For almost half a century an important focus of the work of the HNC has been the permanent protection of ecologically significant lands through land purchase, conservation easements or donations or land or conservation easements by conservation- minded landowners. With the purchase of our Spooky Hollow Nature Sanctuary in 1961 the HNC became Ontario’s first land trust. Over the years the club has raised more than $600,000 for the permanent protection of natural areas through our nature sanctuaries and through support of acquisitions by other conservation groups.
The properties that the HNC owns and/or manages to permanently protect their natural heritage values are called Nature Sanctuaries – a reflection of the priority placed on maintaining and enhancing the natural features and ecological values of these sites. Scores of volunteers are involved in the management of our nature sanctuaries. Their work is coordinated by the HNC’s Sanctuary Land Trust committee, as part of our Head-of-the-Lake Land Trust Program.
Management costs are covered primarily by donations to the HNC’s Sanctuary Fund, which provides for ongoing maintenance costs and supports special projects, and the Habitat Preservation Endowment Fund – part of the income from which supports management costs for the Sanctuaries. Find out more about these funds or make a donation.
In some of our Nature Sanctuaries footpaths have been built to allow for walking, nature viewing and other low impact activities in a manner that will not negatively impact the ecological values and functions of the site. Pedestrian based recreational uses are permitted under controlled conditions in some of our Nature Sanctuaries, where such uses can be accommodated without negative impacts on the ecological values of the Nature Sanctuary.
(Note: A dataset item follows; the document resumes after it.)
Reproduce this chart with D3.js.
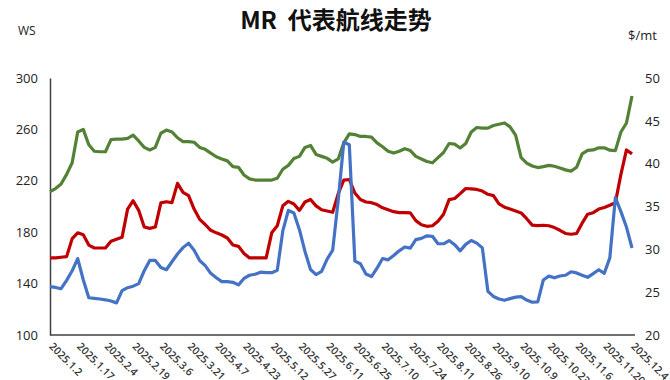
<!DOCTYPE html>
<html>
<head>
<meta charset="utf-8">
<script src="https://cdn.jsdelivr.net/npm/d3@7"></script>
<style>
  body { margin: 0; background: #fff; }
  svg { display: block; }
</style>
</head>
<body>
<div id="chart"></div>
<script>
// tick labels, one every 5 points
var dateLabels = ["2025.1.2", "2025.1.17", "2025.2.4", "2025.2.19", "2025.3.6", "2025.3.21",
  "2025.4.7", "2025.4.23", "2025.5.12", "2025.5.27", "2025.6.11", "2025.6.25", "2025.7.10",
  "2025.7.24", "2025.8.11", "2025.8.26", "2025.9.10", "2025.10.9", "2025.10.23", "2025.11.6",
  "2025.11.20", "2025.12.4"];

var greenSeries = [211.5, 214, 217.5, 225, 234, 258, 260, 248, 243, 242.6,
  242.6, 252, 252.5, 252.5, 253, 255.5, 251, 246, 244, 246,
  257, 259.5, 258, 253.5, 250.5, 250.5, 250, 246, 244.5, 241.5,
  238.7, 237, 235.5, 231, 230.5, 224.5, 221.5, 220.6, 220.6, 220.6,
  220.6, 222, 229, 232, 237.3, 239, 246, 247.5, 240.5, 239,
  237.5, 234.5, 237, 249.5, 256.5, 256, 254.5, 254.5, 254, 249.5,
  246.5, 243, 241.6, 243, 245, 243.5, 239, 237, 235, 234,
  238, 242, 249, 248.5, 245.5, 249, 258, 261.5, 261, 261,
  263, 264, 265, 262, 255.5, 238, 233.8, 231.5, 230.3, 231,
  232, 231.3, 230, 228.5, 227.5, 230.5, 241, 243.7, 244, 245.7,
  245.7, 243.8, 243.5, 258, 265, 286];

var redSeries = [160, 160, 160.5, 161, 175, 179.5, 178, 170, 167.7, 167.7,
  167.7, 173, 174.5, 176, 198, 204.5, 197, 184, 183, 184,
  202.8, 203.7, 203, 218, 211, 208.5, 198, 190, 186, 181.5,
  179.5, 177.8, 175.5, 170, 169, 163.5, 160, 160, 160, 160,
  179.5, 185, 200.5, 204, 202, 197, 203.5, 205.5, 200.5, 197.5,
  196.5, 195.5, 210, 220.5, 221, 210.5, 205.5, 203.5, 203, 201.5,
  199, 197.5, 196, 195.2, 195.2, 195, 189, 185.8, 184.6, 185,
  188.5, 194, 205.3, 206.2, 210, 214, 213.7, 213.3, 212, 209.5,
  208.5, 202, 199.5, 198, 196.5, 195, 190.5, 185.5, 185.1, 185.4,
  185, 183.6, 181.5, 179, 178.4, 179, 187, 194, 195.2, 198,
  199.2, 201, 203, 225, 244, 241];

var blueSeries = [137.6, 137, 136, 142.5, 150, 159.5, 143, 129, 128.5, 128,
  127.4, 126.5, 125, 134.5, 136.8, 138, 140, 150, 158, 158,
  152.5, 150.8, 157, 163, 168, 171.5, 166, 158, 154, 148,
  144.6, 141.5, 141.5, 141, 139, 144, 146.5, 147.3, 148.9, 148.5,
  148.5, 150.3, 181, 197, 195, 182, 165, 151, 147, 149.5,
  159, 166, 205, 250, 248, 157.5, 155.5, 147.5, 145.5, 152,
  159.5, 158.5, 161.8, 165.5, 168.5, 167.6, 174.2, 175.2, 177.2, 176.8,
  171, 171, 173.5, 170.3, 165.5, 170.5, 173.5, 171.5, 167.8, 134,
  130, 128, 127, 128.3, 129.5, 129.8, 127.2, 125.5, 125.8, 142.8,
  145.8, 144.5, 145.9, 146.5, 149.2, 148.3, 146.5, 144.9, 147.8, 150.8,
  148, 160, 207, 196, 184, 167.7];

var wsTicks = [100, 140, 180, 220, 260, 300];
var usdTicks = [20, 25, 30, 35, 40, 45, 50];

var series = [
  { name: "green", values: greenSeries, color: "#538135" },
  { name: "red", values: redSeries, color: "#c00000" },
  { name: "blue", values: blueSeries, color: "#4472c4" }
];

var width = 670, height = 380;
var margin = { top: 78, right: 38, bottom: 45, left: 50 };
var plotW = 632 - margin.left;
var plotH = height - margin.top - margin.bottom;

var svg = d3.select("#chart").append("svg")
  .attr("width", width)
  .attr("height", height);

var x = d3.scaleLinear()
  .domain([0, greenSeries.length - 1])
  .range([margin.left, margin.left + plotW]);

var yLeft = d3.scaleLinear().domain([100, 300]).range([margin.top + plotH, margin.top]);
var yRight = d3.scaleLinear().domain([20, 50]).range([margin.top + plotH, margin.top]);

// title (two spaces kept between MR and the Chinese part)
svg.append("text")
  .attr("x", 336)
  .attr("y", 29)
  .attr("text-anchor", "middle")
  .style("white-space", "pre")
  .style("font-family", "'Noto Sans CJK SC', sans-serif")
  .style("font-weight", "bold")
  .style("font-size", "24px")
  .style("fill", "#111")
  .text("MR\u00a0\u00a0代表航线走势");

svg.append("text")
  .attr("x", 18).attr("y", 35)
  .style("font-family", "'Open Sans', sans-serif")
  .style("font-size", "12px")
  .style("fill", "#222")
  .text("WS");

svg.append("text")
  .attr("x", 628).attr("y", 40)
  .style("font-family", "'Open Sans', sans-serif")
  .style("font-size", "13px")
  .style("fill", "#222")
  .text("$/mt");

// left axis
var leftAxis = svg.append("g")
  .attr("transform", "translate(" + margin.left + ",0)")
  .call(d3.axisLeft(yLeft).tickValues(wsTicks).tickSize(0).tickPadding(12));
leftAxis.select(".domain").attr("stroke", "#404040").attr("stroke-width", 1.5);
leftAxis.selectAll("text")
  .style("font-family", "'Open Sans', sans-serif")
  .style("font-size", "13px")
  .style("fill", "#222");

// right axis, labels only
var rightAxis = svg.append("g")
  .attr("transform", "translate(" + (margin.left + plotW) + ",0)")
  .call(d3.axisRight(yRight).tickValues(usdTicks).tickSize(0).tickPadding(13));
rightAxis.select(".domain").remove();
rightAxis.selectAll("text")
  .style("font-family", "'Open Sans', sans-serif")
  .style("font-size", "13px")
  .style("fill", "#222");

// bottom axis, labels run past the bottom edge like the original
var tickIdx = dateLabels.map(function (d, i) { return i * 5; });
var bottomAxis = svg.append("g")
  .attr("transform", "translate(0," + (margin.top + plotH) + ")")
  .call(d3.axisBottom(x).tickValues(tickIdx).tickSize(0)
    .tickFormat(function (d) { return dateLabels[d / 5]; }));
bottomAxis.select(".domain")
  .attr("d", "M" + margin.left + ",0H" + (margin.left + plotW + 3))
  .attr("stroke", "#404040").attr("stroke-width", 1.5);
bottomAxis.selectAll("text")
  .attr("y", 0).attr("dy", 0)
  .attr("text-anchor", "start")
  .attr("transform", "translate(-2,12) rotate(45)")
  .style("font-family", "'Open Sans', sans-serif")
  .style("font-weight", "600")
  .style("font-size", "10.5px")
  .style("fill", "#333");

var line = d3.line()
  .x(function (d, i) { return x(i); })
  .y(function (d) { return yLeft(d); });

svg.selectAll(".series")
  .data(series)
  .enter().append("path")
  .attr("class", "series")
  .attr("d", function (d) { return line(d.values); })
  .attr("fill", "none")
  .attr("stroke", function (d) { return d.color; })
  .attr("stroke-width", 3.2)
  .attr("stroke-linejoin", "round");
</script>
</body>
</html>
Horses, bicycles or motorized vehicles are not permitted in the nature sanctuaries nor is hunting, fishing or the removal of any natural materials. Access permitted, if any, is mentioned under the descriptions of each nature sanctuary.
For more information on HNC Nature Sanctuaries, to find out how to get involved or for permission to access the Short Hills or Spooky Hollow Nature Sanctuaries please contact our Land Trust Manager .
Bringing Nature back to Hamilton
Pollinator Paradise Project
The Pollinator Paradise Project is a partnership project of the Hamilton Naturalists’ Club and Environment Hamilton and is creating a “pollinator corridor” of native plants that will provide food and shelter for pollinators across the city. Pollinator habitat is being created in public and private spaces with residents interested in making Hamilton a refuge for pollinators. By creating habitats that are full of wildflowers we will also be beautifying neighbourhoods and increasing neighbourhood pride.
Trees Please: Green Solutions to Air Pollution
Trees Please! is a project of the Hamilton Naturalists’ Club (HNC) along with Environment Hamilton (EH). Endorsed by the Ontario Lung Association, it is designed to improve Hamilton’s air quality through strategic planting of native trees, shrubs and plants in six lower city neighbourhoods.
More vegetation will improve the health of Hamilton’s urban forest, thereby helping to mitigate the impacts of climate change, creating more shade and shelter for humans and wildlife, while enhancing neighbourhood aesthetics and quality of life.
Trees Please! offers unique opportunities for community volunteers to become ‘citizen scientists’ (nonprofessional scientists conducting research). They collect air particulate pollution data as well as help to conduct a tree inventory to evaluate the health of the urban forest. Volunteers then assist in analysing the air and tree data to identify priority planting locations and species to be planted. Lastly, community members are invited to participate in planting events that target these priority locations.
Trees Please! is generously funded by the Ontario Trillium Foundation.
Lichen in the City
Lichen in the City combines an introduction to the commonly overlooked world of lichen with citizen science air quality monitoring using two relatively hardy urban species. With a background knowledge on the biology of lichen and how the organisms are sensitive to air pollutants, we can infer air quality by its presence or absence, and recognize what steps can be taken to address urban air quality issues.
Students become important citizen scientists in their schoolyards and learned about the real effects of air quality on living organisms, developing a better understanding of the importance of lichen as a bioindicator and the ability of trees to improve air quality and enhance the urban forest in Hamilton.
Lichen in the City is generously funded by the Royal Bank of Canada.